Au Brésil, le candidat le mieux placé pour battre Bolsonaro en septembre 2022 n’est autre que l’ancien syndicaliste et président Lula Da Silva. Mais pour rendre sa candidature plus “solide”, ce dernier a décidé de s’allier avec Geraldo Alckmin, le plus néolibéral de ses anciens opposants. Si cette stratégie ne lui coûte pas l’élection, Lula sera considérablement restreint dans sa capacité à conduire une politique de rupture.
En Italie, l’arrivée au pouvoir de la droite fasciste (en coalition avec Berlusconi) a provoqué la disparition de la gauche au profit du centre droit et du centre gauche néolibéral, comme le rappelait le politologue Stefano Palombarini. Et ça, c’est lorsque l’extrême droite rend le pouvoir. Aux États-Unis, si ce n’était pour l’incompétence de Donald Trump, ce dernier aurait probablement réussi à conserver la présidence par les urnes ou par la force. Au Brésil, Bolsonaro a déjà affirmé qu’il ne reconnaîtrait pas le résultat de l’élection. En Pologne et en Hongrie, l’opposition est désormais insignifiante.
Il y a des raisons structurelles à ces réalités historiques. Pour Stefano Palombarini, l’élection de Marine Le Pen aurait aux moins deux conséquences politiques désastreuses pour la gauche française. D’abord, elle contraindrait l’Union Populaire de Mélenchon et les composantes progressistes de EELV et du PCF à se retrouver dans l’opposition aux côtés de LREM. Les problématiques sociales seraient rapidement renvoyées aux oubliettes et la gauche de rupture décrédibilisée auprès des classes aisées (qui l’accuseront d’avoir fait élire Le Pen) et des classes populaires (qui l’associeront au reste de l’opposition bourgeoise).

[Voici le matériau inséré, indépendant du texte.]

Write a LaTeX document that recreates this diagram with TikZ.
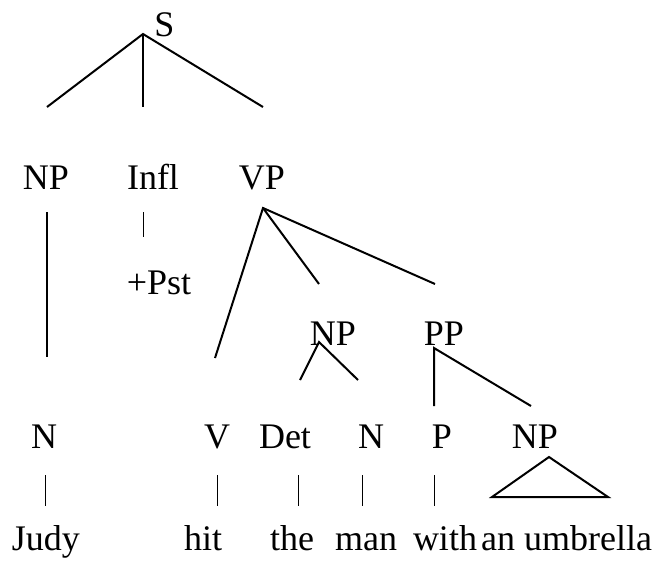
\documentclass[tikz,border=0pt]{standalone}
\usepackage{fontspec}
\setmainfont{Liberation Serif}
\usetikzlibrary{positioning}
\tikzset{
  cat/.style={anchor=base, inner sep=0pt, font=\fontsize{36}{43}\selectfont},
  branch/.style={line width=2pt},
  bar/.style={line width=1pt},
}
\begin{document}
\begin{tikzpicture}[x=1pt,y=-1pt]
    \useasboundingbox (0,0) rectangle (664,563);

    % category labels
    \node[cat] (S) at (164.5,36) {S};
    \foreach \x/\y/\n/\m in {
        46/189/np/NP, 153/189/infl/Infl, 262/189/vp/VP,
        159/294/pst/+Pst,
        333/345/npo/NP, 444/345/pp/PP,
        44/448/n/N, 217/448/v/V, 285/448/det/Det,
        371/448/nt/N, 442/448/p/P, 535/448/npu/NP}
        \node[cat] (\n) at (\x,\y) {\m};

    % the sentence
    \foreach \x/\n/\m in {
        46/judy/Judy, 203/hit/hit, 292/the/the, 366/man/man,
        445/with/with, 498/an/an, 588/umb/umbrella}
        \node[cat] (\n) at (\x,550) {\m};

    % branch points
    \coordinate (s-top) at (143,34);
    \coordinate (s-l) at (47,107);
    \coordinate (s-m) at (143,107);
    \coordinate (s-r) at (263,107);
    \coordinate (np-a) at (47,212);
    \coordinate (np-b) at (47,357);
    \coordinate (vp-top) at (263,208);
    \coordinate (vp-l) at (215,358);
    \coordinate (vp-m) at (319,284);
    \coordinate (vp-r) at (435,284);
    \coordinate (npo-top) at (319,342);
    \coordinate (npo-l) at (300,380);
    \coordinate (npo-r) at (358,380);
    \coordinate (pp-top) at (434,348);
    \coordinate (pp-l) at (434,406);
    \coordinate (pp-r) at (531,406);
    \coordinate (tri-top) at (549,457);
    \coordinate (tri-l) at (492,497);
    \coordinate (tri-r) at (608,497);

    \draw[branch] (s-l) -- (s-top) -- (s-r);
    \draw[branch] (s-top) -- (s-m);
    \draw[branch] (np-a) -- (np-b);
    \draw[branch] (vp-l) -- (vp-top) -- (vp-r);
    \draw[branch] (vp-top) -- (vp-m);
    \draw[branch] (npo-l) -- (npo-top) -- (npo-r);
    \draw[branch] (pp-l) -- (pp-top) -- (pp-r);
    \draw[branch] (tri-top) -- (tri-l) -- (tri-r) -- cycle;

    % short bars
    \coordinate (infl-a) at (143,212);
    \coordinate (infl-b) at (143,237);
    \draw[bar] (infl-a) -- (infl-b);
    \foreach \x in {45, 217, 298, 362, 434} {
        \coordinate (bar-a-\x) at (\x,475);
        \coordinate (bar-b-\x) at (\x,506);
        \draw[bar] (bar-a-\x) -- (bar-b-\x);
    }
\end{tikzpicture}
\end{document}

Ensuite, l’extrême droite divise systématiquement le vote des classes laborieuses. Elle empêche la formation d’un bloc populaire en scindant en deux cet électorat. Cela s’est clairement vu en Italie, mais également aux États-Unis où Trump a opposé la classe ouvrière blanche et rurale aux classes ouvrières issues de minorités ethniques et plus urbanisées.
Non seulement la gauche populaire serait tenue responsable de l’élection de Marine Le Pen, mais elle perdrait également pied avec le cœur de son électorat. La force politique qui succédera au Rassemblement national sera nécessairement de nature bourgeoise et néolibérale. Une décennie de perdue, au minimum.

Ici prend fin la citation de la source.